Prove the Riemann integral $\int_{a}^{b} x^2 dx = \frac{b^3-a^3}{3}$ by using the mean value theorem 
Prove directly from the definition of Riemann sum and and integral that $$\int_{a}^{b} x^2 dx = \frac{b^3-a^3}{3}$$ Do not assume that the integral exists an use the mean value theorem to show $$\frac{b^3-a^3}{3} = \sum_{j=1}^{n} d^2_j(x_j-x_{j-1})$$

Let $P$ be a partition of $[a,b]$, $P=\{x_0,x_1, ..., x_n\}$ with some points $d_1, d_2, ...d_n$ such that $x_{j-1} \leq d_j \leq x_j$
We have $\sigma$ a Riemann sum of $f$ over a partition $P$ of $[a,b]$ 
$$\sigma = \sum_{j=1}^{n} f(d_j) (x_j - x_{j-1}) = \sum_{j=1}^{n} d^2_j (x_j - x_{j-1})$$
Since $x_{j-1} \leq dj \leq x_j$, $\frac{x_j+x_{j-1}}{2}$ is the mid point of each subinterval. We can then write that $$d_j= \frac{x_j+x_{j-1}}{2} + m_j$$ where $$|m_j| \leq \frac{x_j -x_{j-1}}{2} \leq \frac{||P||}{2}$$
Applying this to $\sigma$ and substituting $d_g$
$$\sigma=\sum_{j=1}^{n} \left[\frac{x_j+x_{j-1}}{2} + m_j\right]^2 (x_j - x_{j-1})$$
After expanding we have
$$\sigma= \sum \frac{1}{4}(x^2_j - x^2_{j-1})(x_j+x_{j-1}) + \sum m_j (x^2_j - x^2_{j-1}) +\sum m^2_j( x_j -x_{j-1})   $$
.
Given that
 $ \sum (x_j -x_{j-1}) = x_n-x_0 = b -a$ and similarly $ \sum (x^2_j -x^2_{j-1}) = b^2 -a^2$ 
We have:
$$\sigma= \frac{b^2-a^2}{4} \sum (x_j+x_{j-1}) + (b^2-a^2) \sum m_j  + (b -a)\sum m^2_j   $$
The goal should then to create an inequality using 
$$|m_j| \leq \frac{x_j -x_{j-1}}{2} \leq \frac{||P||}{2}$$
I am not so sure if I am going in the right direction.
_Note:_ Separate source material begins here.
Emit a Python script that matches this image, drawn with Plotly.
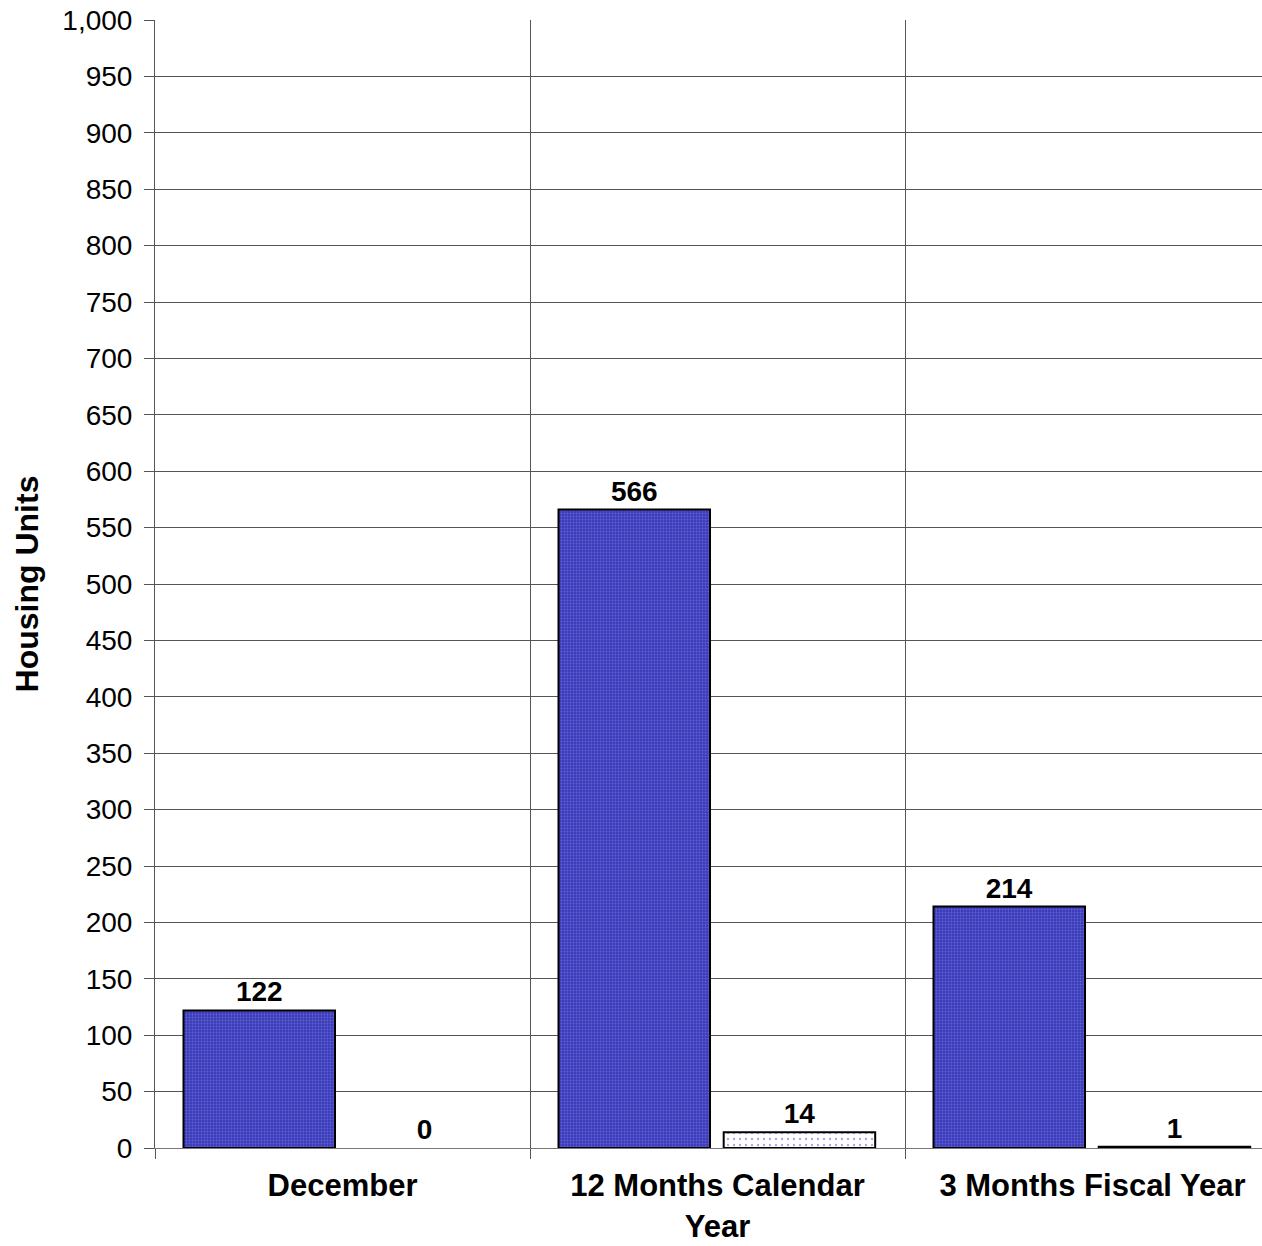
import plotly.graph_objects as go

categories = ["December", "12 Months Calendar<br>Year", "3 Months Fiscal Year"]
series_a = [122, 566, 214]
series_b = [0, 14, 1]
y_ticks = list(range(0, 1001, 50))

FONT = "Liberation Sans, Arial, sans-serif"

fig = go.Figure()
fig.add_trace(go.Bar(
    x=categories, y=series_a, width=0.404, offset=-0.424,
    marker=dict(color="#4040c0", line=dict(color="black", width=2),
                pattern=dict(shape=".", fgcolor="#8585f0", bgcolor="#3c3cb8", size=3, solidity=0.3)),
    text=[str(v) for v in series_a], textposition="outside", cliponaxis=False,
    textfont=dict(family=FONT, size=28, color="black", weight="bold"),
))
fig.add_trace(go.Bar(
    x=categories, y=series_b, width=0.404, offset=0.0165,
    marker=dict(color="white", line=dict(color="black", width=[0 if v == 0 else 2 for v in series_b]),
                pattern=dict(shape=".", fgcolor="#5050cc", bgcolor="white", size=6, solidity=0.12)),
    text=[str(v) for v in series_b], textposition="outside", cliponaxis=False,
    textfont=dict(family=FONT, size=28, color="black", weight="bold"),
))

fig.update_layout(
    width=1262, height=1246,
    margin=dict(l=155, r=0, t=20, b=98),
    paper_bgcolor="white", plot_bgcolor="white",
    barmode="overlay", showlegend=False,
    font=dict(family=FONT, color="black"),
)
fig.update_xaxes(
    range=[-0.5, 2.452], tickson="boundaries", ticks="outside", ticklen=10,
    tickcolor="#555", showgrid=True, gridcolor="#555", gridwidth=1,
    showline=True, linecolor="#777", linewidth=1, ticklabelstandoff=10,
    automargin=False, ticklabeloverflow="allow",
    tickfont=dict(family=FONT, size=31, color="black", weight="bold"),
)
fig.update_yaxes(
    range=[0, 1000], tickvals=y_ticks, tickformat=",d", ticks="outside", ticklen=10,
    tickcolor="#555", showgrid=True, gridcolor="#555", gridwidth=1,
    showline=True, linecolor="#555", linewidth=1, zeroline=False, ticklabelstandoff=6,
    ticklabeloverflow="allow",
    tickfont=dict(family=FONT, size=28, color="black"),
    title=dict(text="Housing Units", font=dict(family=FONT, size=32, color="black", weight="bold"), standoff=14),
)

fig.write_html("out.html", config={"displayModeBar": False},
               post_script="document.body.style.margin='0';document.body.style.overflow='hidden';")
I have to admit i am a bit lost. my goal being that the integral cannot be assumed and that the mean value theorem should be applied. I dont see how the mean value theorem can be applied here. Any help is much appreciated.
 A: Consider any partition $a = x_0 < x_1 < \ldots < x_{n-1} < x_n = b$.
By the mean value theorem there is a point $d_j \in [x_{j-1},x_j]$ such that $x_j^3 - x_{j-1}^3 = 3d_j^2(x_j - x_{j-1})$.
Hence,
$$\frac{b^3}{3}- \frac{a^3}{3} = \frac{1}{3} \sum_{j=1}^n(x_j^3 - x_{j-1}^3) = \frac{1}{3} \sum_{j=1}^n3d_j^2(x_j - x_{j-1})\\ = \sum_{j=1}^nd_j^2(x_j - x_{j-1}) $$
Denoting the Riemann sum for this particular set of tags as $S(P,f,\boldsymbol d)$, we immediately have  that
$$\lim_{\|P\| \to 0} S(P,f,\boldsymbol d) = \frac{b^3 - a^3}{3}$$
To show that 
$$\int_a^b x^2 \, dx = \frac{b^3 - a^3}{3},$$
we need only show that for any $\epsilon > 0$ and any choice of tags $\boldsymbol \xi = (\xi_1, \xi_2, \ldots, \xi_n)$, if the partition mesh is sufficiently fine, then 
$$|S(P,f, \boldsymbol \xi) - S(P,f, \boldsymbol d)| = \left|\sum_{j=1}^n (\xi_j^2 - d_j^2)(x_j - x_{j-1}) \right| < \epsilon.$$
This can be shown directly or by using the fact that $x \mapsto x^2$ is uniformly continuous on $[a,b]$.